Jamal Raad, executive director of Evergreen Action, a climate advocacy group, said the Biden administration — and the climate community — are in the midst of a fundamental shift in how they present their case to the public. They have long emphasized the jobs to be created by a green economy, he said, but in response to soaring inflation and a war in Ukraine, they are now emphasizing the savings Americans would see in a system less reliant on fossil fuels.

“It’s a whole different world as far as communicating around clean energy and climate,” Raad said. “It’s about lowering gas prices, and it’s about stopping petrol dictators like Vladimir Putin.”

Climate activists are also pushing the Senate to approve a House-passed bill that includes $555 billion in clean energy investments, which has stalled because of opposition from Republicans and Sen. Joe Manchin III (D-W.Va.). That is far more important than the concerns over Biden’s recent moves to ramp up oil supply, they say.

“That is the ballgame — the rest of this is small potatoes compared to that,” Raad said. “I think that is where most of the frustration should lie, rather than some of these short-term announcements.”

Some environmental groups are urging patience with the administration’s attempts to bring down gas prices, saying Biden needs to address political reality in an effort to offset potential losses in the midterm elections that could derail the Democrats’ sweeping plans on climate.

“If some of the short-term steps they’re taking to alleviate the pain Americans are feeling at the pump and how they’re feeling squeezed are the price we have to pay to get 50 votes in the U.S. Senate for a transformative clean energy deal, I think it’s a price worth paying,” said David Kieve, president of EDF Action, the advocacy arm of the Environmental Defense Fund.

In the 15 months since Biden took office, the administration had largely focused on convincing Americans that the United States needs to pivot away from oil, gas and coal.

Biden campaigned on a pledge to reach net-zero emissions in the United States by 2050, a goal more ambitious than that of former president Barack Obama. Biden envisioned eliminating fossil fuels from the electricity sector by 2035 and increasing renewable energy production on federal lands and waters.

From inside a newly created White House Climate Policy Office, national climate adviser Gina McCarthy branded the administration’s climate agenda as a form of economic stimulus that would create millions of jobs building solar farms, wind turbines and battery storage. Even as the administration’s climate policies stalled in Congress and were threatened by the Supreme Court, Biden continued to make it a centerpiece of his agenda.

This week, the Biden administration said it will spend $6 billion to keep threatened nuclear power plants open, since they provide energy without contributing to climate change.
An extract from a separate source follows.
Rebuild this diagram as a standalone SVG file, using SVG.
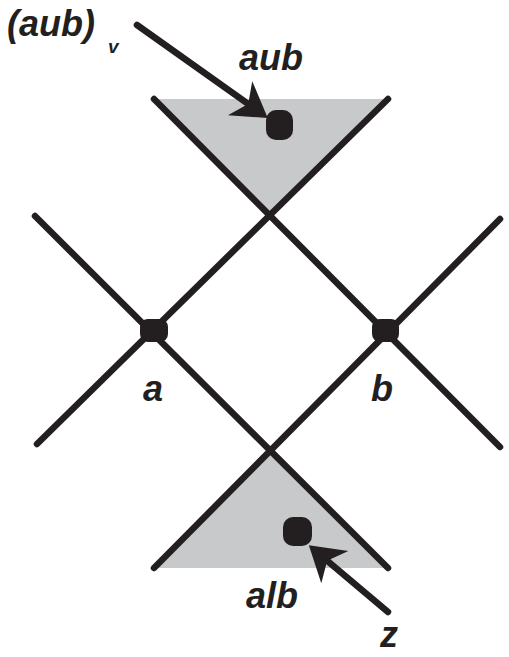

But this year’s abruptly rising gas prices posed a political risk to the president and vulnerable Democrats, prompting the administration to shift to a more nuanced message that calls for an immediate increase in fossil fuel production coupled with long-term investments in cleaner energy sources.

Acknowledging the political peril, climate advocates mostly refrained from criticizing Biden’s decision to release 1 million barrels a day from the Strategic Petroleum Reserve — nor did they leap on last week’s suspension of federal rules that restrict ethanol in gasoline. But when the Interior Department announced Friday that it would open more public land to drilling, many activists responded with surprise and dismay.

Athan Manuel, director of the Sierra Club’s lands protection program, said that until that moment, advocates felt confident the administration had no plans to allow new drilling. Although environmental groups were pleased with Interior’s decision to raise the royalty rate — increasing it to 18.75 percent from 12.5 percent — the notion that roughly 144,000 acres would now be available for lease shocked them.

“The campaign promise they made is really important; we have to keep this oil in the ground if we’re serious about meeting these climate goals,” Manuel said. “We’re going to hold them to that, whether it’s through political pressure or in the courts.”

Among many of the young climate activists who campaigned for the president and helped shape his climate agenda, the sense of disappointment is deeply felt.

“Biden’s status as a climate president hangs in the balance right now with how he handles this emergency,” said John Paul Mejia, national spokesman for the Sunrise Movement, a youth-led environmental group.

Mejia said the group celebrated Biden’s early executive actions on climate and his pledge to ban new drilling but found his recent moves alarming.

“While a lot of people think of these decisions on a two- or four-year election time frame, we also have to consider the repercussions for my entire generation and what we will have to grow up with,” Mejia said.

Biden declared in no uncertain terms during the campaign that he was committed to halting the leasing of new federal land.

“No more drilling on federal lands, period. Period, period, period,” he said during a February 2020 campaign event in New Hampshire.

Days after entering office, Biden did in fact sign an executive order that paused the sale of new oil and gas leases on federal land. But a federal judge overturned the order, and while the Biden administration is appealing that decision, officials say that for now they have no choice but to allow the leases.

“We are going to continue to fight this court injunction, which is forcing our hand,” White House press secretary Jen Psaki said.

Some environmentalists challenge that legal interpretation, saying the administration could have postponed the lease sales while it corrected flaws in the environmental analysis supporting them. Others have criticized the size of the upcoming sale, saying the decision to lease nearly 135,000 acres in Wyoming alone is out of step with the administration’s professed climate goals.

White House officials say little about their policies is changing, even if their emphasis alters to address the war in Ukraine.

“If anything, what this moment has reminded us is the import and the salience of boosting our own economic capacity to provide in the United States, and in export markets around the world, the clean energy technologies that are going to end our dependence on fossil fuels that are traded on a volatile market and vulnerable to manipulation by petrol states and bad actors,” Zaidi said.

Gross noted that the administration is continuing to promote electric vehicles and encouraging a more robust hydrogen energy industry.

“The things that make a difference over the long term,” she said, “are still happening.”